Up to and including the line containing "(0,0) rectangle (683,455);", please reproduce the lines of the listing below, starting from the top.
## Begin SOURCE DATA
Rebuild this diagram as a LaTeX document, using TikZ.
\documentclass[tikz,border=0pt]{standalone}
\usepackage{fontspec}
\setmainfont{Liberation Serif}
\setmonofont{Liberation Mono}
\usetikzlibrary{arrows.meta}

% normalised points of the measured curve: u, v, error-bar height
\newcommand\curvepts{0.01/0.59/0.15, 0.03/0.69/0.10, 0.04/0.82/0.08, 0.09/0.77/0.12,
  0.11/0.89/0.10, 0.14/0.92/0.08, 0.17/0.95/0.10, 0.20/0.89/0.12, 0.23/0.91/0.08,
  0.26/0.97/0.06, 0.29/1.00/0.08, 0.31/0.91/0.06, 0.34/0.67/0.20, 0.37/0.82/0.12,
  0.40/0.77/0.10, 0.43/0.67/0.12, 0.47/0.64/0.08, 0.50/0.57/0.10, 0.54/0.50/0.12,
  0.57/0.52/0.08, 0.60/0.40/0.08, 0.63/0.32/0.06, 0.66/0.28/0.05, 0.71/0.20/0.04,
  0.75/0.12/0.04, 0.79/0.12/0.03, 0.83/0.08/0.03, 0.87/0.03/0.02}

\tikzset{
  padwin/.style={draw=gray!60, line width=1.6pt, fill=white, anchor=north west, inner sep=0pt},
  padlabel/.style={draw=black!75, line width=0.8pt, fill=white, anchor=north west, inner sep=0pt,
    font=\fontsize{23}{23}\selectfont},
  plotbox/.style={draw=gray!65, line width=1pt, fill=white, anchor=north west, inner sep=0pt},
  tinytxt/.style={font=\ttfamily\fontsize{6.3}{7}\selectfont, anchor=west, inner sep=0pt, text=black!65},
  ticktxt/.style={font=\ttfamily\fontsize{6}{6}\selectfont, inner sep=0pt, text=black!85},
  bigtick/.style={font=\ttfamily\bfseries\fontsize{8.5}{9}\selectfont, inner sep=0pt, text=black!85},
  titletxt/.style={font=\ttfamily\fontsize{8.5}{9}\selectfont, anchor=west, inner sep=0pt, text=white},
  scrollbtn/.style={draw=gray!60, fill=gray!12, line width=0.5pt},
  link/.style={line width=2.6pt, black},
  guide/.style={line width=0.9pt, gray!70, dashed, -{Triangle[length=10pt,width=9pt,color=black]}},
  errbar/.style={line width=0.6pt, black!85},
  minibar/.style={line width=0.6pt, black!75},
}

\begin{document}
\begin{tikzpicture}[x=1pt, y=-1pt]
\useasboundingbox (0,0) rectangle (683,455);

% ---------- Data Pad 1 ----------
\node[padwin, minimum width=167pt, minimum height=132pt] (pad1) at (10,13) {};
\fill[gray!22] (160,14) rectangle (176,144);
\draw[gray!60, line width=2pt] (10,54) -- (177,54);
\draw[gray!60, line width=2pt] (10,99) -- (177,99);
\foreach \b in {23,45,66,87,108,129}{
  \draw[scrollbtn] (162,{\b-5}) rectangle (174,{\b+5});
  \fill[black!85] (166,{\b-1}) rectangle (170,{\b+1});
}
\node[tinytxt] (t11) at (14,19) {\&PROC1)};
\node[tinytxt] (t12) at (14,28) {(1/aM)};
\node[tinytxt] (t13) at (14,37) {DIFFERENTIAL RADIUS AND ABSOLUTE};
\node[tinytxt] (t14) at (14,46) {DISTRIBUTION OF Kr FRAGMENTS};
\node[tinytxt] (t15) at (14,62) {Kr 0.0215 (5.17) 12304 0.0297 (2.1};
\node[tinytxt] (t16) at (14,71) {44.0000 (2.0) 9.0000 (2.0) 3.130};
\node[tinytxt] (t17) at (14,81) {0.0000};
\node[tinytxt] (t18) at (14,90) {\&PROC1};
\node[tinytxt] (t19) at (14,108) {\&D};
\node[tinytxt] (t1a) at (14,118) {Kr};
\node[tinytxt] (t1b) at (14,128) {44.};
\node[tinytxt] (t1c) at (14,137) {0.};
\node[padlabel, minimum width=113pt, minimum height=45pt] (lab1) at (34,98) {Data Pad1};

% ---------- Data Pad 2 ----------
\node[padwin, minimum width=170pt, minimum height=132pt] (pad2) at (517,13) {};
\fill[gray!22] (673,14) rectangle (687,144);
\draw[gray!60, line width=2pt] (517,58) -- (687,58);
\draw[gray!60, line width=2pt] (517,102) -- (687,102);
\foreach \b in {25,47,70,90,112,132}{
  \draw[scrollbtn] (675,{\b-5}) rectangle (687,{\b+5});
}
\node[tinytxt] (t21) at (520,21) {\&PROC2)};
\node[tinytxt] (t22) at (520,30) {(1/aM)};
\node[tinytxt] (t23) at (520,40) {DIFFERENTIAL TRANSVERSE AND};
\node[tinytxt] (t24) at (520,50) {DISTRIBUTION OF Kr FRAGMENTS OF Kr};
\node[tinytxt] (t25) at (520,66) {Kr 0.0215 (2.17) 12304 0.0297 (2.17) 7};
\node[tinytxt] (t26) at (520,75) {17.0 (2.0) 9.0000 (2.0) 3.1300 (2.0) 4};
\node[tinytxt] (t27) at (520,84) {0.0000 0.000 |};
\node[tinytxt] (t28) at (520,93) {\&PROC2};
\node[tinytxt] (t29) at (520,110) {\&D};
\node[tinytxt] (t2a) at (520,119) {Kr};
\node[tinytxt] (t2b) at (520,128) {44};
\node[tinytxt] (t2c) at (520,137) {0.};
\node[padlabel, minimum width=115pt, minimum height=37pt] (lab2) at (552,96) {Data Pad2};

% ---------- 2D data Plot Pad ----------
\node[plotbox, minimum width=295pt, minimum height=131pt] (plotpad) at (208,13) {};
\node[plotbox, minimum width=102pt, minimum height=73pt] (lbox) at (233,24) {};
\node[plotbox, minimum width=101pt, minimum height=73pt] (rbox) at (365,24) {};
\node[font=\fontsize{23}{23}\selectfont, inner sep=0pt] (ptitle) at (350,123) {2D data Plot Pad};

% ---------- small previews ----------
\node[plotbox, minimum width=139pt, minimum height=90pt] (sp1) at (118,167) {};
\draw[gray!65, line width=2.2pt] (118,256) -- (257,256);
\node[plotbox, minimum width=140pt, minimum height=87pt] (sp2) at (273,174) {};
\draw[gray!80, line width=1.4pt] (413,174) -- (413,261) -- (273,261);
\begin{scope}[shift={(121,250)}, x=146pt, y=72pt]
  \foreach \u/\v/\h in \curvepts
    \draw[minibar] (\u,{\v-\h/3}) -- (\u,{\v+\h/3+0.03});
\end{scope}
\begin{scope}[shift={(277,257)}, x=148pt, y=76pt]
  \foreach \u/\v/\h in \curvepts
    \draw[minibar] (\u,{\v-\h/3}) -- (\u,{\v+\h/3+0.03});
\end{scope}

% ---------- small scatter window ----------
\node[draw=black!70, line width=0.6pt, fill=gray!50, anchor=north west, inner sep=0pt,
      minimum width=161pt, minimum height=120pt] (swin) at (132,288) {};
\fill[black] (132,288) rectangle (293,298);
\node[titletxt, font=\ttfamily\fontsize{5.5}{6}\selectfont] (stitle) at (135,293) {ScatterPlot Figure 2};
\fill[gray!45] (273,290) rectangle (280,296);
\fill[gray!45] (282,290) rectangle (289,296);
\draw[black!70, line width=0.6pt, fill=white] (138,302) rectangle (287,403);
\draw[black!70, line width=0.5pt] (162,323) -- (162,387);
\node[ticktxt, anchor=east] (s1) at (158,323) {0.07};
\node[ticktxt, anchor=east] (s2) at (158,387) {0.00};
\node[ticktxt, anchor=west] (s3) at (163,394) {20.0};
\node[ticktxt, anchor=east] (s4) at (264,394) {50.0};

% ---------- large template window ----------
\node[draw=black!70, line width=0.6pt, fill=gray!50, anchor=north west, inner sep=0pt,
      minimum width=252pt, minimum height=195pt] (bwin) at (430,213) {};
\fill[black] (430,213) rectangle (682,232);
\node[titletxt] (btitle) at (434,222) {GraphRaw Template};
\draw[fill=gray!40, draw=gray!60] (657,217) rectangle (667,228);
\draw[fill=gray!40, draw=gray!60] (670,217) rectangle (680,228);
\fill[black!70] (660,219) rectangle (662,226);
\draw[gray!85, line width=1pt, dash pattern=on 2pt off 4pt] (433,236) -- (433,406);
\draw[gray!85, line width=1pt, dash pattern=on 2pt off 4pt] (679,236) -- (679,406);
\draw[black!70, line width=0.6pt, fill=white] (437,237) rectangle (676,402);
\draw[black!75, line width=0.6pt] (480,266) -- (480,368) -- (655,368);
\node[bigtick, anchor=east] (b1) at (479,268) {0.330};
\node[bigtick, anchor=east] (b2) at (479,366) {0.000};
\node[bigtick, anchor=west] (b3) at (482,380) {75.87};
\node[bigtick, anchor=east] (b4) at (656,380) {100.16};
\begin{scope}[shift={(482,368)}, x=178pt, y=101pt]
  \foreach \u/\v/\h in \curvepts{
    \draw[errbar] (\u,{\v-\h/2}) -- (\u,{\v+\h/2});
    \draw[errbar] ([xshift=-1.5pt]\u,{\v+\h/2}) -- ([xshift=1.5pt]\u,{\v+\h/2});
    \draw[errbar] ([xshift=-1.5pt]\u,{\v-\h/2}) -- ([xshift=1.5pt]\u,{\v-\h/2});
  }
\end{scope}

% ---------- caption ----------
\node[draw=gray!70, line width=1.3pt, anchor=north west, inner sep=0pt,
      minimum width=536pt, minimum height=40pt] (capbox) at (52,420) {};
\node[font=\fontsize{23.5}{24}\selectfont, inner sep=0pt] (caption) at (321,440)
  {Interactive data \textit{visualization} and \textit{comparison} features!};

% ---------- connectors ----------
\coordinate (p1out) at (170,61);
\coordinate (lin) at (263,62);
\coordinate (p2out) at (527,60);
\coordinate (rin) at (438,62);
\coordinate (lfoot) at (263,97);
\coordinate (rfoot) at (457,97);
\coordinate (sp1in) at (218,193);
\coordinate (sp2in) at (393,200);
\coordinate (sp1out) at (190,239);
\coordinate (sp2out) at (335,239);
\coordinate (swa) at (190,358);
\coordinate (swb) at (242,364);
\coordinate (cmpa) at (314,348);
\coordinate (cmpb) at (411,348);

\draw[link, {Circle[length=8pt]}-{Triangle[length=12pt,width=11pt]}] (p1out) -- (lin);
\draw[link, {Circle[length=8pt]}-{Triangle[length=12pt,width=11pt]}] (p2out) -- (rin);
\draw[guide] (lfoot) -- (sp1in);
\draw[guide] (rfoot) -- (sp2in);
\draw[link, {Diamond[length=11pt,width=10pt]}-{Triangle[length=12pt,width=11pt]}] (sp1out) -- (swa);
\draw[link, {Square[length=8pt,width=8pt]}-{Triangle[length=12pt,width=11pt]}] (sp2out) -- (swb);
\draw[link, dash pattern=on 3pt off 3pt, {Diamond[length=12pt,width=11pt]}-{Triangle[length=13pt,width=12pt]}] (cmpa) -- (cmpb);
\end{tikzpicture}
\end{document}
## End SOURCE DATA
● OUTPUT FOR THIS TASK:
Rebuild this diagram as a LaTeX document, using TikZ.
\documentclass[tikz,border=0pt]{standalone}
\usepackage{fontspec}
\setmainfont{Liberation Serif}
\setmonofont{Liberation Mono}
\usetikzlibrary{arrows.meta}

% normalised points of the measured curve: u, v, error-bar height
\newcommand\curvepts{0.01/0.59/0.15, 0.03/0.69/0.10, 0.04/0.82/0.08, 0.09/0.77/0.12,
  0.11/0.89/0.10, 0.14/0.92/0.08, 0.17/0.95/0.10, 0.20/0.89/0.12, 0.23/0.91/0.08,
  0.26/0.97/0.06, 0.29/1.00/0.08, 0.31/0.91/0.06, 0.34/0.67/0.20, 0.37/0.82/0.12,
  0.40/0.77/0.10, 0.43/0.67/0.12, 0.47/0.64/0.08, 0.50/0.57/0.10, 0.54/0.50/0.12,
  0.57/0.52/0.08, 0.60/0.40/0.08, 0.63/0.32/0.06, 0.66/0.28/0.05, 0.71/0.20/0.04,
  0.75/0.12/0.04, 0.79/0.12/0.03, 0.83/0.08/0.03, 0.87/0.03/0.02}

\tikzset{
  padwin/.style={draw=gray!60, line width=1.6pt, fill=white, anchor=north west, inner sep=0pt},
  padlabel/.style={draw=black!75, line width=0.8pt, fill=white, anchor=north west, inner sep=0pt,
    font=\fontsize{23}{23}\selectfont},
  plotbox/.style={draw=gray!65, line width=1pt, fill=white, anchor=north west, inner sep=0pt},
  tinytxt/.style={font=\ttfamily\fontsize{6.3}{7}\selectfont, anchor=west, inner sep=0pt, text=black!65},
  ticktxt/.style={font=\ttfamily\fontsize{6}{6}\selectfont, inner sep=0pt, text=black!85},
  bigtick/.style={font=\ttfamily\bfseries\fontsize{8.5}{9}\selectfont, inner sep=0pt, text=black!85},
  titletxt/.style={font=\ttfamily\fontsize{8.5}{9}\selectfont, anchor=west, inner sep=0pt, text=white},
  scrollbtn/.style={draw=gray!60, fill=gray!12, line width=0.5pt},
  link/.style={line width=2.6pt, black},
  guide/.style={line width=0.9pt, gray!70, dashed, -{Triangle[length=10pt,width=9pt,color=black]}},
  errbar/.style={line width=0.6pt, black!85},
  minibar/.style={line width=0.6pt, black!75},
}

\begin{document}
\begin{tikzpicture}[x=1pt, y=-1pt]
\useasboundingbox (0,0) rectangle (683,455);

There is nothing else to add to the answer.